Alistair was unsettled, and he did not let it reach his face.
Following that, the drums faded eastward, and the crowd began to come apart, turning the morning into gossip, the unreturned bow already swelling into a story they would all tell wrong by nightfall.
Alistair stood against the cooper’s wall a moment longer than the moment needed.
’He did not ask whether I have been to the Oasis,’ he thought. ’He told me, to my face, that he has wondered it. Those are not the same sentence, and Renvald Crane has never once chosen the wrong one by accident.’
’He wanted me to walk home carrying the difference.’
He walked home carrying it.
The streets had filled with the noise of a city that had just watched something it did not understand. Two merchants beside a fruit stall were already arguing about the bow.
"An insult, plain and open," the first one said, jabbing a thumb toward the empty road. "You bow to a man, that man bows back, that is how it has always gone. They spat on the council in front of all of us."
"Or soldiers on the march simply do not stop to bow, and it means nothing at all," the second one snapped back. "You want a war out of two thousand men who did not break stride. Use your head."
Hearing this, Alistair slowed the way a curious scholar would, and he learned more from the argument than he had from the whole march.
The city did not want to believe what it had seen.
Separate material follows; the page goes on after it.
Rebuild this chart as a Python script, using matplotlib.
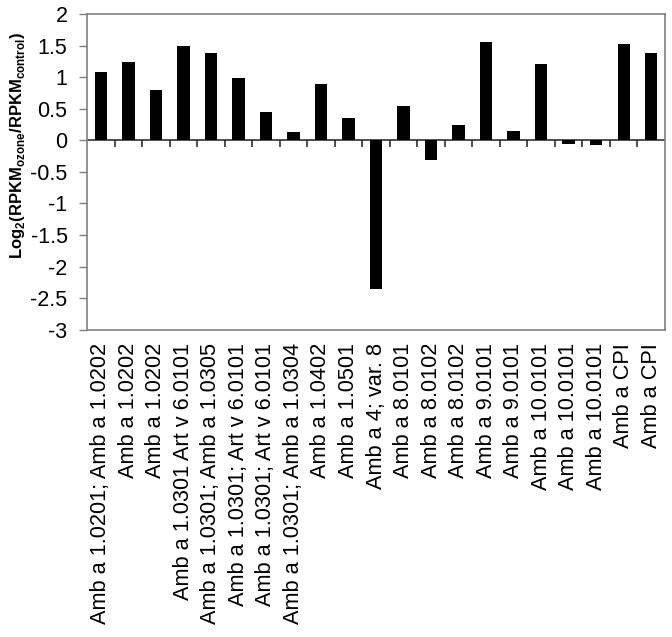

The city wanted the second merchant to be right.
A people will look at a plain fact, a bow not returned, and half of them will decide it meant nothing, because the alternative is believing they have already been conquered by men who have not yet drawn a sword.
’That is how Aldous works,’ Alistair thought, moving past the stall. ’Not with the blow. With the year of small gestures before it, until the people have talked themselves into believing nothing is happening.’
’The bow this morning was never for the council head. It was for the crowd. He wanted them to see it and explain it away, so that when the Edict finally crosses, they will already be in the habit of explaining him away.’
He reached the Sealed Step in the middle of the morning and went up to his room.
Alistair sat at the window, where two streets off he could just see the eastern road, empty now, the dust of two thousand men already settled back onto it as though they had never passed.
Then his eyes narrowed.
The road was empty, yet the street below the Sealed Step was not. A man stood against the far wall with his hands folded, doing nothing, waiting for no one, looking up at Alistair’s window with the unhurried patience of a person who had been sent to stand exactly there.
He had folded into step beside Alistair in the crowd that morning, one shoulder back from Crane.
’So the hobby has a second pair of eyes,’ Alistair thought, and his jaw tightened. ’And they want me to know it.’